Но Ларисе только 15 лет, и, судя по ее письму к дяде и тете (Лариса отдыхала летом 1911 года у них под Варшавой), она по-детски хочет быть еще принцессой, но уже не может справиться со своей вспыльчивостью:
«Прошу поцеловать от нашего имени Его высочество Инфанта Варшавского… ножки, лобик, ручки, животик и проч. не менее милые места Его персоны. Итак, еще раз поклон и привет от Принцессы и Наследницы Петербургской.
…Милая Тека, пожалуйста, прости мне, я знаю, что бываю невыносима, но не нарочно. А оттого, что такая иногда подымается волна горечи и обиды, что уже ничего не видно и ничего не хочется видеть. Какое-то безумие, и каких слов не скажешь, каких злых обид не нанесешь в эти одинокие и темные минуты… Я сама достаточно за них плачусь и стыдом и болью… Целуй крепко дядю и Солнышко. Пусть будет счастливо и здорово и прекрасно. Ваша Ляля».
Лариса не терпела никаких упреков в свой адрес. Впадала в гнев и тогда могла неожиданно вылить стакан чаю на голову обидчика, как вспоминал Лев Никулин. Другим ее полюсом была сентиментальность, на любимых спектаклях она могла заплакать.

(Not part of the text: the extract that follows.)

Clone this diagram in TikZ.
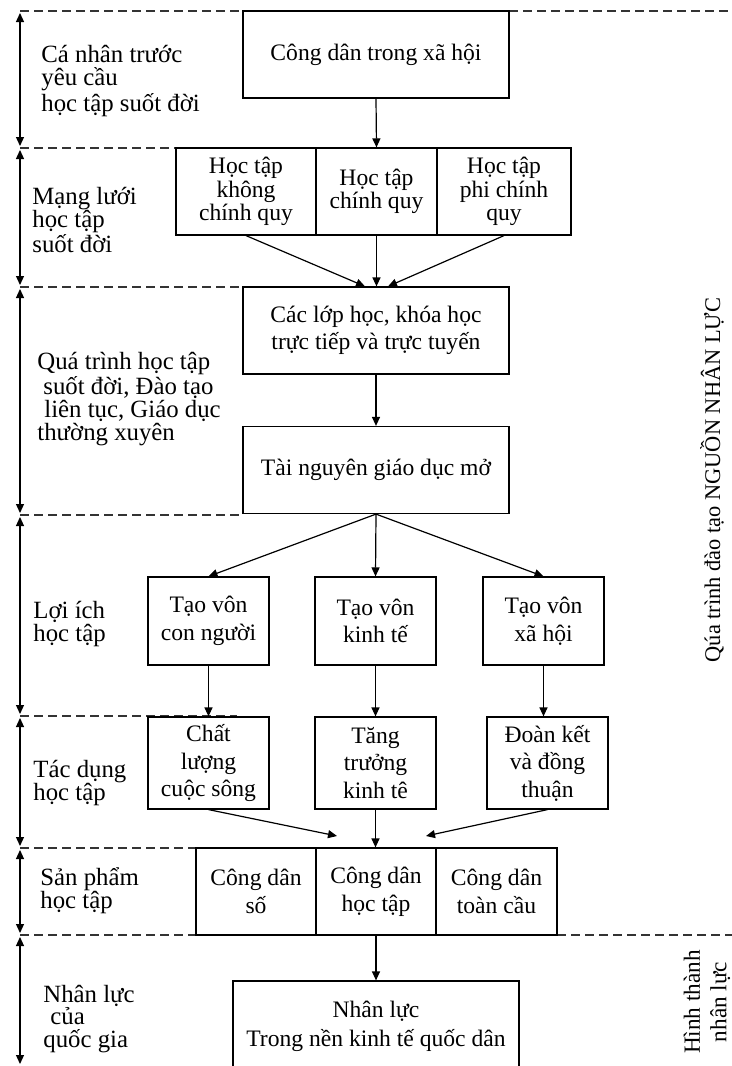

Из родившегося некрасивым ребенка (как считала мама) Лара выросла в красавицу. Гимназисткой ее увидел Георгий Иванов, работавший тогда курьером в одном из издательств и посланный к Михаилу Рейснеру с предложениями по изменению текста. Поэт вспоминал:
«Была, наверное, весна. С островов по Каменноостровскому тянуло блаженной свежестью петербургского апреля… По широкой лестнице ультра-модернизированного дома я поднялся на 3 этаж (на самом деле на пятый. – Г. П.). Лакированная дверь, медная доска: проф. Рейснер. Но на мой звонок никто не открыл. Я позвонил еще – то же самое. Может быть, звонок испорчен? Я хотел постучать и толкнул дверь. Она без шума распахнулась. И в прихожей напротив меня была видна большая белая комната с роялем и цветами – гостиная, должно быть. Окно в ней было «фонарем», большое зеркальное стекло, ничем не завешенное на сад и розовое вечереющее небо. На фоне этого окна стояла девочка лет 15-ти и мальчик – морской кадет. Они не слышали, как я вошел. Должно быть, они ничего не слышали: они целовались. Они стояли, отодвинувшись друг от друга. Она, положив руки на погоны, он осторожно держал ее за талию, совершенно так, как на наивных английских картинках изображается «первый поцелуй». Первый или нет, поцелуй был очень продолжительный. Что мне было делать? Я кашлянул. Морской кадет отдернул руки и быстро отвернулся к окну. Девочка слабо ахнула, потом, мотнув белокурой головой, пошла мне навстречу. Лицо ее пылало, глаза блестели. Признаюсь, когда она подошла ближе, я позавидовал морскому кадету, с независимым видом теребившему свой рукав, – так прелестна была его подруга. Она была совершенной красавицей… Психеей».
В дальнейшем Георгий Иванов будет встречать Ларису в разных местах, по-приятельски провожать с разных балов, литературных встреч, посвятит ей акростих.
Лариса страстно любила танцы. Ее видели и на балах в Тенишевском училище, и в своей, «одной из аристократических гимназий», гимназии Д. Прокофьевой на Гороховой улице, 19. В двухсветном актовом зале женской Петровской гимназии и в соседней, мужской гимназии Лентовской (Большой проспект, 61), где учился ее брат Игорь Рейснер, Ларису за удивительную пластичность и красоту выбирали «королевой бала».
Лариса любила движение, была соткана из него. На углу Большой Зелениной улицы (там, где теперь станция метро «Чкаловская», построенная в «Зеленинском» саду) за дощатым забором находились огороды. Зимой все это пространство заливалось водой и огороды превращались в каток «Монплезир». На льду местами, особенно по углам, торчали черные кочерыжки капусты. Гонщики, в черных трико, катались на «бегашах», длинных и острых, как ножи. Гимназисты в серых шинелях – на «снегурочках», уличные мальчишки – на самодельных, подвязанных веревками железных пластинах; фигуристы выписывали тройки, восьмерки, взлетали в перекидном прыжке – на изогнутых «нурмисах» – все это, как вспоминает Вадим Андреев, «неслось, летело, падало под звуки вальса „На сопках Маньчжурии“, под медный грохот оркестра». Именно на этом катке Лара добивалась мастерского владения коньками и до конца жизни оставалась первой фигуристкой на всех катках, где бывала.